Sistem yang tertulis, terstruktur, dan terkodifikasi bukan hanya kebutuhan praktis, tetapi juga sarana untuk memastikan keberlanjutan solusi atas penderitaan lintas generasi. Islam dan Buddhisme telah memberikan kerangka yang sangat terorganisasi, meskipun dengan fokus dan pendekatan yang berbeda.
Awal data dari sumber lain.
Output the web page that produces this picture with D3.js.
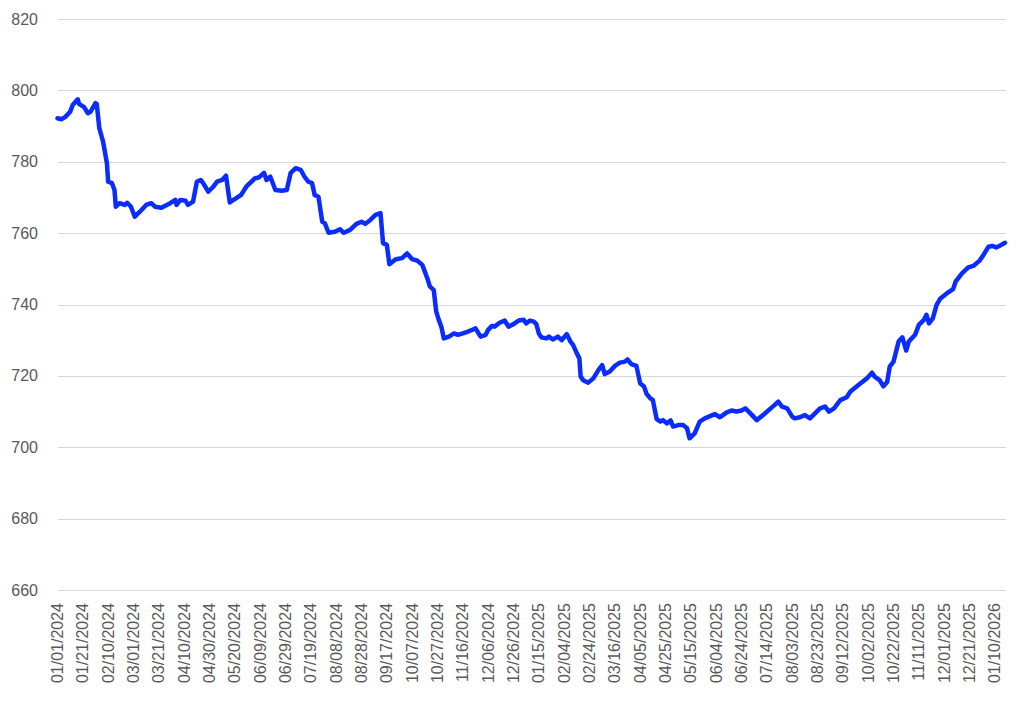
<!DOCTYPE html>
<html>
<head>
<meta charset="utf-8">
<script src="https://cdn.jsdelivr.net/npm/d3@7"></script>
<style>
  body { margin: 0; background: #fff; }
  text { font-family: "Liberation Sans", Arial, sans-serif; font-size: 16px; fill: #595959; }
</style>
</head>
<body>
<div id="chart"></div>
<script>
// days since 01/01/2024
const dayOffsets = [
  0, 3, 6, 10, 12, 16, 17, 21, 24, 26, 30, 31, 33, 36, 39, 40, 43, 45, 46, 49,
  53, 55, 58, 61, 65, 70, 74, 77, 82, 89, 93, 94, 97, 101, 103, 107, 110, 113, 115, 119,
  123, 126, 130, 133, 136, 142, 145, 149, 156, 159, 163, 165, 168, 172, 177, 181, 184, 188, 192, 195,
  198, 201, 203, 206, 209, 211, 214, 219, 223, 226, 231, 236, 240, 243, 247, 251, 255, 257, 260, 262,
  267, 272, 276, 280, 284, 288, 292, 294, 297, 299, 301, 303, 305, 309, 313, 316, 320, 324, 328, 330,
  334, 338, 340, 343, 345, 349, 353, 356, 360, 364, 368, 370, 373, 376, 378, 380, 382, 386, 388, 391,
  395, 398, 402, 405, 407, 410, 412, 413, 415, 419, 423, 427, 430, 432, 436, 440, 444, 448, 450, 453,
  457, 460, 463, 465, 468, 470, 473, 476, 478, 481, 484, 486, 490, 494, 497, 499, 503, 507, 511, 517,
  519, 523, 528, 532, 536, 540, 543, 547, 552, 557, 563, 566, 569, 572, 576, 580, 582, 586, 590, 594,
  598, 602, 606, 609, 613, 618, 623, 626, 634, 639, 643, 645, 649, 652, 655, 657, 660, 664, 667, 670,
  672, 677, 680, 684, 686, 688, 691, 694, 697, 702, 707, 709, 714, 719, 723, 728, 731, 735, 738, 741,
  745, 748
];

const values = [
  792.2, 791.9, 792.5, 794.0, 795.9, 797.5, 796.2, 795.3, 793.6, 794.0, 796.4, 796.2, 789.4, 785.6, 779.6, 774.4, 774.0, 772.1, 767.4, 768.4,
  767.9, 768.5, 767.4, 764.6, 766.0, 767.9, 768.4, 767.4, 767.1, 768.4, 769.3, 767.9, 769.3, 769.1, 767.9, 768.8, 774.4, 774.9, 774.0, 771.6,
  773.0, 774.4, 774.9, 776.1, 768.6, 770.0, 770.7, 773.0, 775.4, 775.6, 776.9, 774.9, 775.8, 772.1, 771.9, 772.1, 776.8, 778.2, 777.7, 775.8,
  774.4, 774.0, 770.7, 770.2, 763.2, 762.8, 760.1, 760.4, 761.1, 760.1, 760.9, 762.6, 763.2, 762.6, 763.7, 765.1, 765.6, 757.2, 756.7, 751.3,
  752.7, 753.0, 754.3, 752.7, 752.3, 751.1, 747.3, 745.0, 744.1, 738.0, 735.7, 733.8, 730.5, 731.0, 731.9, 731.5, 731.9, 732.4, 733.0, 733.3,
  731.0, 731.5, 732.9, 734.0, 733.8, 734.9, 735.5, 733.8, 734.5, 735.5, 735.7, 734.7, 735.5, 735.2, 734.5, 731.9, 730.8, 730.5, 731.0, 730.2,
  731.0, 730.0, 731.7, 729.6, 728.7, 726.3, 724.9, 719.8, 718.8, 718.1, 719.3, 721.6, 723.0, 720.5, 721.2, 722.8, 723.7, 724.0, 724.6, 723.3,
  722.8, 717.9, 717.0, 715.0, 713.7, 713.2, 707.9, 707.2, 707.6, 706.7, 707.5, 705.8, 706.2, 706.2, 705.3, 702.5, 703.9, 707.2, 708.1, 709.0,
  709.3, 708.4, 709.7, 710.3, 710.0, 710.3, 710.9, 709.5, 707.6, 709.0, 710.9, 711.8, 712.8, 711.4, 710.9, 708.6, 708.1, 708.4, 709.0, 708.1,
  709.5, 710.9, 711.4, 710.0, 710.9, 713.2, 714.0, 715.6, 717.9, 719.3, 720.9, 719.8, 718.8, 717.1, 718.3, 722.6, 724.0, 729.6, 730.8, 727.1,
  729.6, 731.5, 734.3, 735.7, 737.1, 734.7, 736.1, 739.9, 741.7, 743.1, 744.3, 746.4, 748.7, 750.4, 750.8, 752.3, 753.9, 756.2, 756.4, 756.0,
  756.7, 757.3
];

const yTicks = [660, 680, 700, 720, 740, 760, 780, 800, 820];
const startDate = new Date(Date.UTC(2024, 0, 1));
const endDate = new Date(Date.UTC(2026, 0, 19));
const tickStep = 20;

const width = 1024;
const height = 704;

const svg = d3.select('#chart')
  .append('svg')
  .attr('width', width)
  .attr('height', height);

const x = d3.scaleUtc()
  .domain([startDate, d3.utcDay.offset(startDate, 748)])
  .range([57.5, 1005]);

const y = d3.scaleLinear()
  .domain([660, 820])
  .range([590, 19]);

// gridlines + y labels
svg.append('g')
  .selectAll('line')
  .data(yTicks)
  .enter()
  .append('line')
  .attr('x1', 58)
  .attr('x2', 1006)
  .attr('y1', d => Math.round(y(d)) + 0.5)
  .attr('y2', d => Math.round(y(d)) + 0.5)
  .attr('stroke', '#d6d6d6')
  .attr('stroke-width', 1.2);

svg.append('g')
  .selectAll('text')
  .data(yTicks)
  .enter()
  .append('text')
  .attr('x', 38)
  .attr('y', d => y(d))
  .attr('dy', '0.35em')
  .attr('text-anchor', 'end')
  .text(d => d);

// x labels, every 20 days
const fmt = d3.utcFormat('%m/%d/%Y');
const xTicks = d3.utcDay.range(startDate, endDate, tickStep);

svg.append('g')
  .selectAll('text')
  .data(xTicks)
  .enter()
  .append('text')
  .attr('transform', d => `translate(${x(d)},603) rotate(-90)`)
  .attr('dy', '0.35em')
  .attr('text-anchor', 'end')
  .text(d => fmt(d));

const points = dayOffsets.map((d, i) => ({ date: d3.utcDay.offset(startDate, d), value: values[i] }));

const line = d3.line()
  .x(d => x(d.date))
  .y(d => y(d.value));

svg.append('path')
  .datum(points)
  .attr('d', line)
  .attr('fill', 'none')
  .attr('stroke', '#0a2cff')
  .attr('stroke-width', 4.5)
  .attr('stroke-linejoin', 'round')
  .attr('stroke-linecap', 'round');
</script>
</body>
</html>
Sementara itu, atheisme menghadapi tantangan besar dalam menyediakan sistem serupa, tetapi memiliki peluang besar untuk membangun solusi baru yang relevan dengan dunia modern.
Kolaborasi lintas ideologi dan agama dapat menjadi langkah strategis untuk mengatasi penderitaan dalam skala global, dengan saling melengkapi kekuatan masing-masing sistem untuk memenuhi kebutuhan spiritual, sosial, dan material umat manusia.
Potensi Sintesis antara Islam, Buddhisme, dan Atheisme dalam Memahami dan Mengatasi Penderitaan
Di tengah perbedaan doktrinal, Islam, Buddhisme, dan atheisme memiliki peluang besar untuk menghasilkan sintesis pemikiran yang dapat membawa umat manusia pada pemahaman yang lebih mendalam tentang penderitaan, cara mengatasinya, dan mencapai utilitas tertinggi. Potensi ini didasarkan pada tiga pilar utama:
Pengakuan terhadap Universalisme Penderitaan:
Semua tradisi ini sepakat bahwa penderitaan adalah bagian inheren dari pengalaman manusia, terlepas dari kepercayaan atau pandangan metafisik. Hal ini menjadi dasar untuk membangun pemahaman lintas ideologi.
Fokus pada Praktik Transformasi:
Ketiganya memiliki pendekatan transformatif:
Islam menekankan ketundukan kepada Tuhan, sabar, dan usaha kolektif.
Buddhisme mengajarkan pelepasan keterikatan dan pengembangan kebijaksanaan melalui meditasi dan disiplin etika.